Even at 10+ points, 8+ assists, 5+ rebs and 2+ stls per game, I’d argue that, surrounded by players who can score and shoot a little bit, Rubio becomes very valuable. It is undeniable that Rubio will play a big role on this team. As long as his ankle has healed up and he doesn’t get injured again, he should play big minutes in a huge role. What it comes down to is, if Ricky plays his role, other players need to play theirs. Players have to be quick to use Ricky’s passes to their advantage and put the ball in the bucket.
The Twolves have some solid catch and shoot players now that Ricky can work with. They are, of course, to be reviewed individually in the up coming weeks, so they will not be mentioned now.
But I want to leave y’all with this. I think it’s easy to forget that Rubio did have a very nice triple double this last year.

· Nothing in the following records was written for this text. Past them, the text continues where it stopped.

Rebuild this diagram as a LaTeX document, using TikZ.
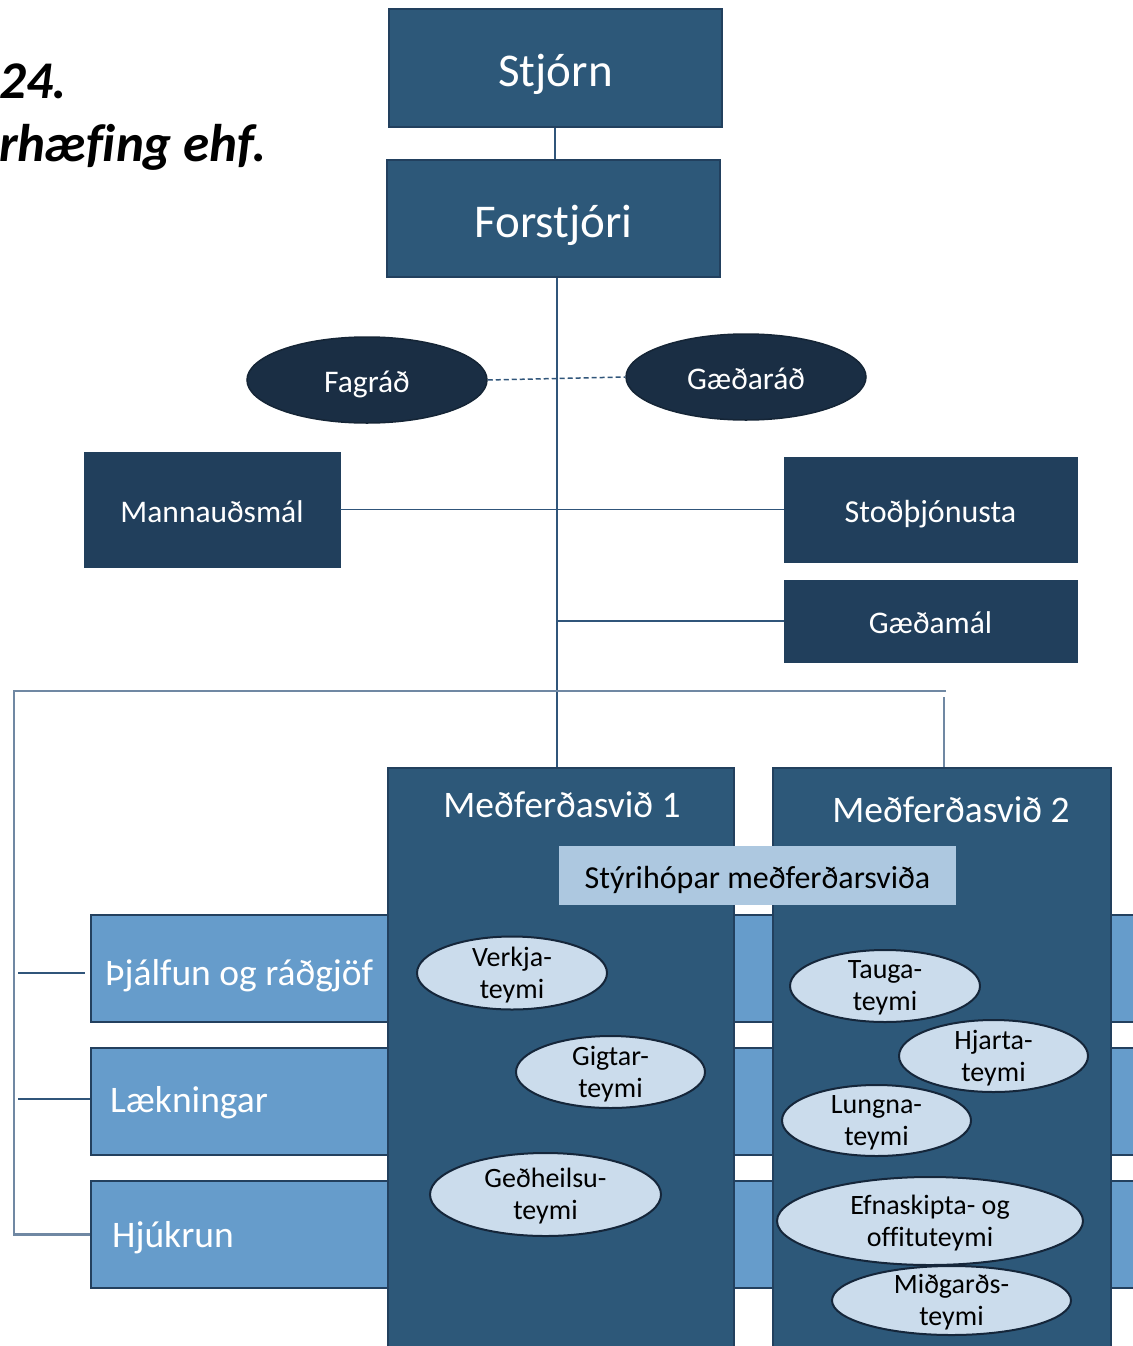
\documentclass[tikz,border=0pt]{standalone}
\usepackage{fontspec}
\setmainfont{Carlito}[Ligatures=NoCommon]
\usetikzlibrary{shapes.geometric}
\definecolor{topblue}{HTML}{2D5879}
\definecolor{topborder}{HTML}{22405E}
\definecolor{staffblue}{HTML}{213F5C}
\definecolor{council}{HTML}{1A2E44}
\definecolor{bandblue}{HTML}{669CCB}
\definecolor{bandborder}{HTML}{23405E}
\definecolor{steerblue}{HTML}{ADC8E0}
\definecolor{teamfill}{HTML}{CBDCEC}
\definecolor{teamborder}{HTML}{15263A}
\definecolor{busline}{HTML}{7088A3}
\definecolor{spineline}{HTML}{30557A}
\newcommand{\fsz}[1]{\fontsize{#1}{#1}\selectfont}
\tikzset{
  x=1pt, y=-1pt,
  boxtext/.style={text height=#1, text depth=0pt},
  topbox/.style={rectangle, fill=topblue, draw=topborder, line width=2pt, text=white, inner sep=0pt, font=\fsz{47}, boxtext=37pt},
  staffbox/.style={rectangle, fill=staffblue, draw=staffblue, text=white, inner sep=0pt, font=\fsz{31.5}, boxtext=25pt},
  councilell/.style={ellipse, fill=council, draw=council!80!black, line width=1.5pt, text=white, inner sep=0pt, font=\fsz{31.5}, boxtext=25pt},
  bandbox/.style={rectangle, fill=bandblue, draw=bandborder, line width=2.5pt, inner sep=0pt},
  bandtext/.style={anchor=base west, text=white, inner sep=0pt, font=\fsz{37.5}},
  divbox/.style={rectangle, fill=topblue, draw=topborder, line width=2.5pt, inner sep=0pt},
  divtext/.style={text=white, inner sep=0pt, font=\fsz{37.5}},
  steerbox/.style={rectangle, fill=steerblue, draw=none, inner sep=0pt, font=\fsz{32}, boxtext=25.5pt},
  teamell/.style={ellipse, fill=teamfill, draw=teamborder, line width=2pt, inner sep=0pt},
  teamtxt/.style={align=center, inner sep=0pt, yshift=-2pt, font=\fontsize{28}{32}\selectfont},
  busln/.style={draw=busline, line width=2.5pt},
  spineln/.style={draw=spineline, line width=1.5pt},
  titletxt/.style={anchor=base west, inner sep=0pt, font=\bfseries\itshape\fsz{53}}
}
\begin{document}
\begin{tikzpicture}
\useasboundingbox (0,0) rectangle (1132,1346);
% title fragments
\node[titletxt] (t1) at (-1,99) {24.};
\node[titletxt] (t2) at (-1,161) {rhæfing ehf.};
% top boxes
\node[topbox, minimum width=333, minimum height=118] (stjorn) at (555.5,68) {Stjórn};
\node[topbox, minimum width=333, minimum height=117] (forstjori) at (553.5,218.5) {Forstjóri};
\coordinate (spine) at (557,300);
\draw[spineln] (stjorn.south -| 555,0) -- (forstjori.north -| 555,0);
% councils
\node[councilell, minimum width=240, minimum height=86] (fagrad) at (367,380) {Fagráð};
\node[councilell, minimum width=240, minimum height=86] (gaedarad) at (746,377) {Gæðaráð};
% staff boxes
\node[staffbox, minimum width=256, minimum height=115] (mannaud) at (212,509.5) {Mannauðsmál};
\node[staffbox, minimum width=293, minimum height=105, font=\fsz{32}] (stod) at (930.5,509.5) {Stoðþjónusta};
\node[staffbox, minimum width=293, minimum height=82] (gaedamal) at (930.5,621) {Gæðamál};
% bands
\node[bandbox, minimum width=1060, minimum height=107] (thjalfun) at (621,968.5) {};
\node[bandbox, minimum width=1060, minimum height=107] (laekn) at (621,1101.5) {};
\node[bandbox, minimum width=1060, minimum height=107] (hjukrun) at (621,1234.5) {};
\node[bandtext] (thjalfunt) at (105,985) {Þjálfun og ráðgjöf};
\node[bandtext] (laeknt) at (110,1112) {Lækningar};
\node[bandtext] (hjukrunt) at (112,1247) {Hjúkrun};
% divisions
\node[divbox, minimum width=346, minimum height=600] (m1) at (561,1068) {};
\node[divbox, minimum width=338, minimum height=600] (m2) at (942,1068) {};
\node[divtext] (m1t) at (562,805) {Meðferðasvið 1};
\node[divtext] (m2t) at (951,810) {Meðferðasvið 2};
\node[steerbox, minimum width=397, minimum height=59] (steer) at (757.5,875.5) {Stýrihópar meðferðarsviða};
% connectors
\draw[spineln] (forstjori.south -| spine) -- (m1.north -| spine);
\draw[spineln, dashed, dash pattern=on 5pt off 3pt] (fagrad.east) -- (gaedarad.west);
\draw[spineln] (mannaud.east) -- (stod.west);
\draw[spineln] (gaedamal.west) -- (gaedamal.west -| spine);
\coordinate (busL) at (14,691);
\coordinate (busR) at (946,691);
\draw[busln] (busR) -- (busL) -- (busL |- hjukrun.west) -- (hjukrun.west);
\draw[busln] (944,697) -- (m2.north -| 944,0);
\draw[spineln] (18,973) -- (85,973);
\draw[spineln] (18,1099) -- (laekn.west |- 0,1099);
% teams
\node[teamell, minimum width=190, minimum height=73, label={[teamtxt]center:Verkja-\\teymi}] (verkja) at (512,973) {};
\node[teamell, minimum width=189, minimum height=72, label={[teamtxt]center:Gigtar-\\teymi}] (gigtar) at (610.5,1072) {};
\node[teamell, minimum width=231, minimum height=83, label={[teamtxt]center:Geðheilsu-\\teymi}] (gedheilsu) at (545.5,1194.5) {};
\node[teamell, minimum width=190, minimum height=72, label={[teamtxt]center:Tauga-\\teymi}] (tauga) at (885,986) {};
\node[teamell, minimum width=189, minimum height=72, label={[teamtxt]center:Hjarta-\\teymi}] (hjarta) at (993.5,1056) {};
\node[teamell, minimum width=189, minimum height=71, label={[teamtxt]center:Lungna-\\teymi}] (lungna) at (876.5,1120.5) {};
\node[teamell, minimum width=306, minimum height=88, label={[teamtxt]center:Efnaskipta- og\\offituteymi}] (efna) at (930,1221) {};
\node[teamell, minimum width=239, minimum height=69, label={[teamtxt]center:Miðgarðs-\\teymi}] (midgards) at (951.5,1300.5) {};
\end{tikzpicture}
\end{document}
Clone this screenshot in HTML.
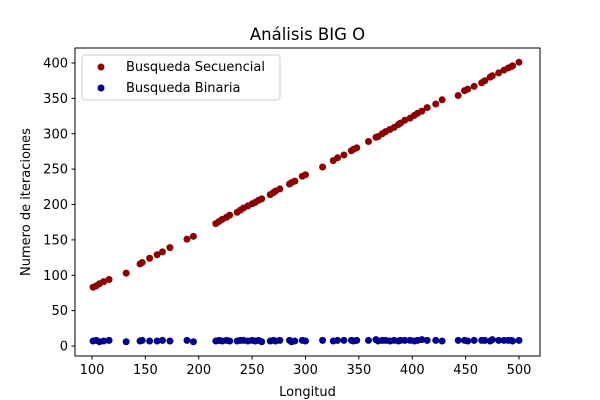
<!DOCTYPE html>
<html><head><meta charset="utf-8"><style>
body{margin:0;background:#fff;}
svg{display:block;font-family:"DejaVu Sans","Liberation Sans",sans-serif;}
</style></head><body>
<svg id="chart" width="600" height="400">
<rect x="0" y="0" width="600" height="400" fill="#fff"/>
<text x="307.5" y="40" font-size="16.5" text-anchor="middle">Análisis BIG O</text>
<g id="plot"></g>
<rect x="75" y="48" width="465" height="308" fill="none" stroke="#000" stroke-width="1"/>
<g id="xticks"></g>
<g id="yticks"></g>
<text x="307.5" y="396" font-size="13" text-anchor="middle">Longitud</text>
<text transform="translate(30,202) rotate(-90)" font-size="13" text-anchor="middle">Numero de iteraciones</text>
<g>
<rect x="82" y="55" width="198" height="45" rx="3" fill="#fff" fill-opacity="0.8" stroke="#ccc"/>
<g><circle cx="101" cy="67" r="3.5" fill="#8b0000"/><text x="126" y="71" font-size="13">Busqueda Secuencial</text></g>
<g><circle cx="101" cy="88" r="3.5" fill="#00008b"/><text x="126" y="92" font-size="13">Busqueda Binaria</text></g>
</g>
</svg>
<script>
const lengths=[101,104,107,111,116,132,145,147,154,161,166,173,189,195,216,219,222,226,229,236,239,242,246,250,253,256,259,267,270,272,276,285,287,290,297,300,316,326,330,336,343,345,348,359,366,368,372,375,379,383,387,389,393,398,402,405,409,414,422,428,443,449,452,458,465,468,473,475,481,486,490,493,494,500];
const seqIters=[83,85,88,91,94,103,116,118,124,129,133,139,151,155,173,176,179,182,185,189,192,195,198,201,203,206,208,214,217,219,222,229,231,233,240,242,253,262,266,270,276,278,280,289,295,296,300,303,306,309,313,315,319,322,326,329,332,337,342,348,354,361,363,367,372,375,380,382,386,390,393,395,396,401];
const binIters=[7,8,6,7,8,6,7,8,7,7,8,7,8,6,7,8,7,8,7,7,8,8,7,8,7,8,6,7,8,7,8,8,6,7,8,7,8,7,8,8,8,7,8,8,9,7,8,8,7,8,7,8,8,8,7,8,9,8,8,7,8,8,7,8,8,8,7,9,8,8,8,8,7,8];
const xTicks=[100,150,200,250,300,350,400,450,500];
const yTicks=[0,50,100,150,200,250,300,350,400];
const ns="http://www.w3.org/2000/svg";
const X=v=>92+(v-100)*1.0675;
const Y=v=>346-v*0.7075;
function mk(t,a){const e=document.createElementNS(ns,t);for(const k in a)e.setAttribute(k,a[k]);return e;}
const plot=document.getElementById('plot');
lengths.forEach((l,i)=>{
 const c=mk('circle',{cx:X(l),cy:Y(seqIters[i]),r:3.5,fill:'#8b0000'});
 
 
 plot.appendChild(c);
});
lengths.forEach((l,i)=>{
 const c=mk('circle',{cx:X(l),cy:Y(binIters[i]),r:3.5,fill:'#00008b'});
 
 
 plot.appendChild(c);
});
const xg=document.getElementById('xticks');
xTicks.forEach(v=>{
 const g=mk('g',{});
 
 
 g.appendChild(mk('line',{x1:X(v),x2:X(v),y1:356,y2:359.5,stroke:'#000'}));
 const t=mk('text',{x:X(v),y:374,'font-size':13,'text-anchor':'middle'});t.textContent=v;g.appendChild(t);
 xg.appendChild(g);
});
const yg=document.getElementById('yticks');
yTicks.forEach(v=>{
 const g=mk('g',{});
 
 
 g.appendChild(mk('line',{x1:71.5,x2:75,y1:Y(v),y2:Y(v),stroke:'#000'}));
 const t=mk('text',{x:68,y:Y(v)+4.5,'font-size':13,'text-anchor':'end'});t.textContent=v;g.appendChild(t);
 yg.appendChild(g);
});
</script>
</body></html>
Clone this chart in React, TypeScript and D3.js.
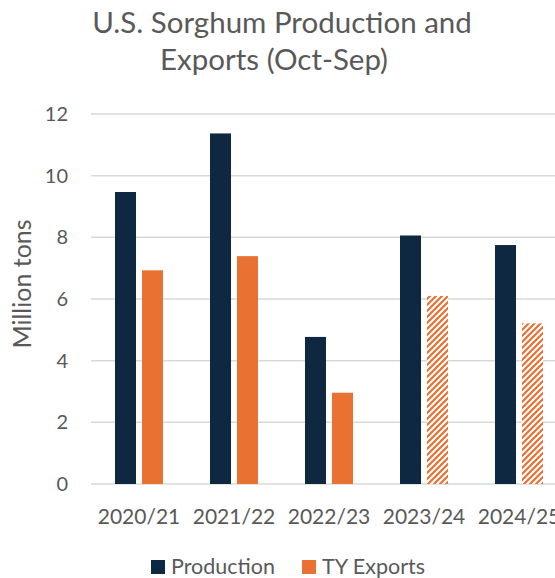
import React from "react";
import * as d3 from "d3";

const categories = ["2020/21", "2021/22", "2022/23", "2023/24", "2024/25"];
const seriesNames = ["Production", "TY Exports"];
const production = [9.47, 11.37, 4.77, 8.06, 7.75];
const exportsVals = [6.93, 7.39, 2.96, 6.1, 5.21];
const projected = [false, false, false, true, true];
const yTicks = [0, 2, 4, 6, 8, 10, 12];

const NAVY = "#0E2841";
const ORANGE = "#E97132";
const TEXT = "#595959";
const GRID = "#D9D9D9";
const FONT = "Lato, 'Open Sans', sans-serif";

export default function App() {
  const W = 555;
  const H = 578;
  const x0 = d3.scaleBand<string>().domain(categories).range([91.5, 566.5]).padding(0);
  const x1 = d3
    .scaleBand<string>()
    .domain(seriesNames)
    .range([23.5, 71.5])
    .paddingInner(6 / 27)
    .paddingOuter(0);
  const y = d3.scaleLinear().domain([0, 12]).range([484, 114]);

  return (
    <svg
      width={W}
      height={H}
      style={{ position: "absolute", left: 0, top: 0, background: "#fff" }}
      fontFamily={FONT}
    >
      <defs>
        <pattern id="hatch" patternUnits="userSpaceOnUse" width={6} height={6}>
          <rect width={6} height={6} fill="#fff" />
          <path
            d="M-1.5,1.5 L1.5,-1.5 M0,6 L6,0 M4.5,7.5 L7.5,4.5"
            stroke={ORANGE}
            strokeWidth={2.2}
          />
        </pattern>
      </defs>
      <rect width={W} height={H} fill="#fff" />

      {/* title */}
      <text x={282} y={33} textAnchor="middle" fontSize={29.5} fill={TEXT}>
        U.S. Sorghum Production and
      </text>
      <text x={274} y={70} textAnchor="middle" fontSize={29.5} fill={TEXT}>
        Exports (Oct-Sep)
      </text>

      {/* gridlines */}
      {yTicks.map((t) => (
        <line
          key={t}
          x1={91}
          x2={W}
          y1={y(t)}
          y2={y(t)}
          stroke={GRID}
          strokeWidth={1.5}
        />
      ))}

      {/* y tick labels */}
      {yTicks.map((t) => (
        <text
          key={t}
          x={68}
          y={y(t)}
          dy="0.35em"
          textAnchor="end"
          fontSize={20}
          fill={TEXT}
        >
          {t}
        </text>
      ))}

      {/* y axis title */}
      <text
        transform={`translate(31,284) rotate(-90)`}
        textAnchor="middle"
        fontSize={25}
        fill={TEXT}
      >
        Million tons
      </text>

      {/* bars */}
      {categories.map((c, i) => {
        const bx = x0(c)!;
        return (
          <g key={c}>
            <rect
              x={bx + x1("Production")!}
              y={y(production[i])}
              width={x1.bandwidth()}
              height={y(0) - y(production[i])}
              fill={NAVY}
            />
            <rect
              x={bx + x1("TY Exports")!}
              y={y(exportsVals[i])}
              width={x1.bandwidth()}
              height={y(0) - y(exportsVals[i])}
              fill={projected[i] ? "url(#hatch)" : ORANGE}
            />
          </g>
        );
      })}

      {/* x labels */}
      {categories.map((c) => (
        <text
          key={c}
          x={x0(c)! + x0.bandwidth() / 2}
          y={524}
          textAnchor="middle"
          fontSize={21}
          fill={TEXT}
        >
          {c}
        </text>
      ))}

      {/* legend */}
      <rect x={151} y={560} width={14} height={14} fill={NAVY} />
      <text x={171} y={573.5} fontSize={21.5} fill={TEXT}>
        Production
      </text>
      <rect x={302} y={560} width={14} height={14} fill={ORANGE} />
      <text x={322} y={573.5} fontSize={21.5} fill={TEXT}>
        TY Exports
      </text>
    </svg>
  );
}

Please watch the video linked above. Ricky, having just come back from his ankle injury, shows his value in this video. While he didn’t exactly win the match up with Chris Paul on this night (Paul score 26 with 14 assists), he does show what kind of problems he can create for opposing defenses. His drop offs to KG, his dimes to Gorgui, his rebounding, and his confident shot, were causing problems for a team that many thought to be favorites to make the finals in the west.
One of the most telling points of this video comes when Jim Petersen, Twolves FSN broad cast guy, talks about how Ricky has generally been winning the teams pregame shooting games. This has been the case for much of his career. In practice, Ricky is a knock down shooter. In game, there has simply appeared to be a mental block. In this video against the L.A. Clippers, he does not show the typical hesitancy.
If Ricky can play like this with more consistency, with the growth of the players around him. Look out Western Conference, the pack is on the hunt.